An agent’s \emph{field} is a set of objects related to the agent by proximity, orientation and other factors.
First approximation: an agent \emph{encounters} an object just if it is in her field.
A \emph{goal} is an outcome to which one or more actions are, or might be, directed.
%(Not to be confused with a \emph{goal-state}, which is an intention or other state of an agent linking an action to a particular goal to which it is directed.)
\textbf{Principle 1}: one can’t goal-directedly act on an object unless one has encountered it.
Applications: subordinate chimps retrieve food when a dominant is not informed of its location \citep{Hare:2001ph}; when observed scrub-jays prefer to cache in shady, distant and occluded locations \citep{Dally:2004xf,Clayton:2007fh}.
First approximation: an agent \emph{registers} an object at a location just if she most recently encountered the object at that location.
A registration is \emph{correct} just if the object is at the location it is registered at.
\textbf{Principle 2}: correct registration is a condition of successful action.

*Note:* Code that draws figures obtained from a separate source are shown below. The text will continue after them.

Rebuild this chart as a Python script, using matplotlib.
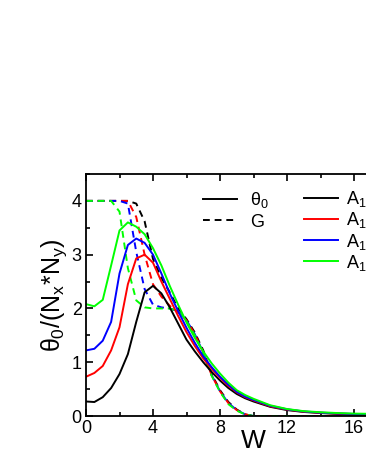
import numpy as np
import matplotlib
matplotlib.use("Agg")
import matplotlib.pyplot as plt
from matplotlib.ticker import MultipleLocator
from matplotlib.lines import Line2D

plt.rcParams['font.family'] = ['Liberation Sans', 'DejaVu Sans']
plt.rcParams['mathtext.fontset'] = 'custom'
plt.rcParams['mathtext.rm'] = 'Liberation Sans'
plt.rcParams['mathtext.it'] = 'Liberation Sans'

# =========================
# DATA
# =========================
W = [0, 0.5, 1, 1.5, 2, 2.5, 3, 3.5, 4, 4.5, 5, 5.5, 6, 6.5, 7, 7.5, 8, 8.5,
     9, 9.5, 10, 11, 12, 13, 14, 15, 16, 17, 18]

theta_black = [0.27, 0.26, 0.35, 0.52, 0.78, 1.15, 1.75, 2.30, 2.42, 2.28, 2.02,
               1.72, 1.42, 1.20, 1.00, 0.82, 0.66, 0.52, 0.41, 0.33, 0.27, 0.17,
               0.11, 0.075, 0.055, 0.04, 0.03, 0.025, 0.02]
theta_red = [0.73, 0.80, 0.93, 1.22, 1.65, 2.45, 2.93, 3.00, 2.85, 2.50, 2.18,
             1.86, 1.56, 1.30, 1.07, 0.88, 0.71, 0.56, 0.44, 0.35, 0.29, 0.18,
             0.12, 0.08, 0.06, 0.045, 0.035, 0.03, 0.025]
theta_blue = [1.22, 1.25, 1.40, 1.75, 2.65, 3.18, 3.30, 3.22, 3.00, 2.65, 2.28,
              1.95, 1.64, 1.36, 1.11, 0.91, 0.73, 0.58, 0.45, 0.36, 0.30, 0.19,
              0.125, 0.085, 0.063, 0.048, 0.038, 0.032, 0.027]
theta_green = [2.08, 2.04, 2.16, 2.80, 3.45, 3.60, 3.52, 3.38, 3.12, 2.80, 2.42,
               2.07, 1.74, 1.45, 1.20, 0.98, 0.79, 0.62, 0.48, 0.39, 0.32, 0.20,
               0.13, 0.09, 0.07, 0.055, 0.045, 0.04, 0.035]

G_black = [4, 4, 4, 4, 4, 4, 3.95, 3.62, 2.92, 2.57, 2.30, 2.00, 1.80, 1.55,
           1.22, 0.78, 0.48, 0.26, 0.12, 0.03, 0, 0, 0, 0, 0, 0, 0, 0, 0]
G_red = [4, 4, 4, 4, 4, 4, 3.70, 3.00, 2.45, 2.22, 2.05, 1.93, 1.78, 1.52,
         1.18, 0.76, 0.46, 0.24, 0.11, 0.03, 0, 0, 0, 0, 0, 0, 0, 0, 0]
G_blue = [4, 4, 4, 4, 4, 3.95, 3.05, 2.36, 2.07, 2.02, 2.00, 1.95, 1.78, 1.52,
          1.18, 0.76, 0.46, 0.24, 0.11, 0.03, 0, 0, 0, 0, 0, 0, 0, 0, 0]
G_green = [4, 4, 4, 4, 3.80, 2.75, 2.15, 2.02, 2.00, 2.00, 2.00, 1.95, 1.76,
           1.50, 1.16, 0.75, 0.45, 0.22, 0.10, 0.03, 0, 0, 0, 0, 0, 0, 0, 0, 0]

colors = ["black", "#ff0000", "#0000ff", "#00ff00"]
labels = ["A$_1$", "A$_1$", "A$_1$", "A$_1$"]
thetas = [theta_black, theta_red, theta_blue, theta_green]
Gs = [G_black, G_red, G_blue, G_green]

# =========================
# FIGURE
# =========================
fig = plt.figure(figsize=(3.66, 4.73), dpi=100)
# axes run past the right edge of the picture, as in the reference
ax = fig.add_axes([86 / 366, 57 / 473, 301.5 / 366, 242 / 473])

lw = 1.4
dash = (0, (3.5, 2.5))

for g, c in zip(Gs, colors):
    ax.plot(W, g, color=c, lw=lw, linestyle=dash)
for th, c in zip(thetas, colors):
    ax.plot(W, th, color=c, lw=lw)

ax.set_xlim(0, 18)
ax.set_ylim(0, 4.5)
ax.xaxis.set_major_locator(MultipleLocator(4))
ax.xaxis.set_minor_locator(MultipleLocator(2))
ax.yaxis.set_major_locator(MultipleLocator(1))
ax.yaxis.set_minor_locator(MultipleLocator(0.5))
ax.tick_params(which="both", direction="in", top=True, right=False,
               width=1.2, labelsize=13, pad=3)
ax.tick_params(which="major", length=5)
ax.tick_params(which="minor", length=3)
for s in ax.spines.values():
    s.set_linewidth(1.3)

ax.set_xlabel("W", fontsize=19, labelpad=-6)
# the original frame is wider than the picture; its centre sits near W = 10
ax.xaxis.label.set_x(10 / 18)
ax.set_ylabel(r"$\theta_0$/(N$_x$*N$_y$)", fontsize=18, labelpad=2)

# legends
style_handles = [Line2D([], [], color="black", lw=lw),
                 Line2D([], [], color="black", lw=lw, linestyle=dash)]
leg1 = fig.legend(style_handles, [r"$\theta_0$", "G"], loc="upper left",
                  bbox_to_anchor=(203 / 366, 1 - 190 / 473), frameon=False,
                  fontsize=13, handlelength=1.9, handletextpad=0.7,
                  labelspacing=0.2, borderaxespad=0, borderpad=0)

color_handles = [Line2D([], [], color=c, lw=lw) for c in colors]
leg2 = fig.legend(color_handles, labels, loc="upper left",
                  bbox_to_anchor=(304 / 366, 1 - 189 / 473), frameon=False,
                  fontsize=13, handlelength=1.9, handletextpad=0.4,
                  labelspacing=0.07, borderaxespad=0, borderpad=0)

fig.savefig("out.png", dpi=100)
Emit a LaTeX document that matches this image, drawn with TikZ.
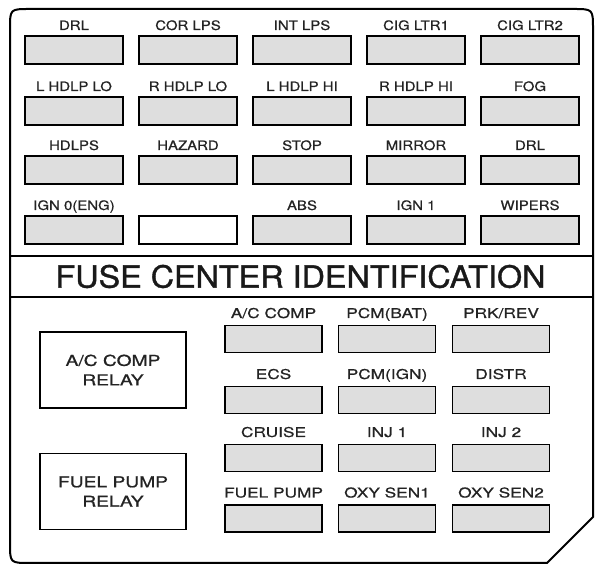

Applications: 12-month-olds point to inform depending on their informants’ goals and ignorance \citep{Liszkowski:2008al}; chimps retrieve food when a dominant is misinformed about its location \citep{Hare:2001ph}; scrub-jays observed caching food by a competitor later re-cache in private \citep{Clayton:2007fh,Emery:2007ze}.
\textbf{Principle 3}: when an agent performs a goal-directed action and the goal specifies an object, the agent will act as if the object were actually in the location she registers it at.
Applications: some false belief tasks \citep{Onishi:2005hm,Southgate:2007js,Buttelmann:2009gy}.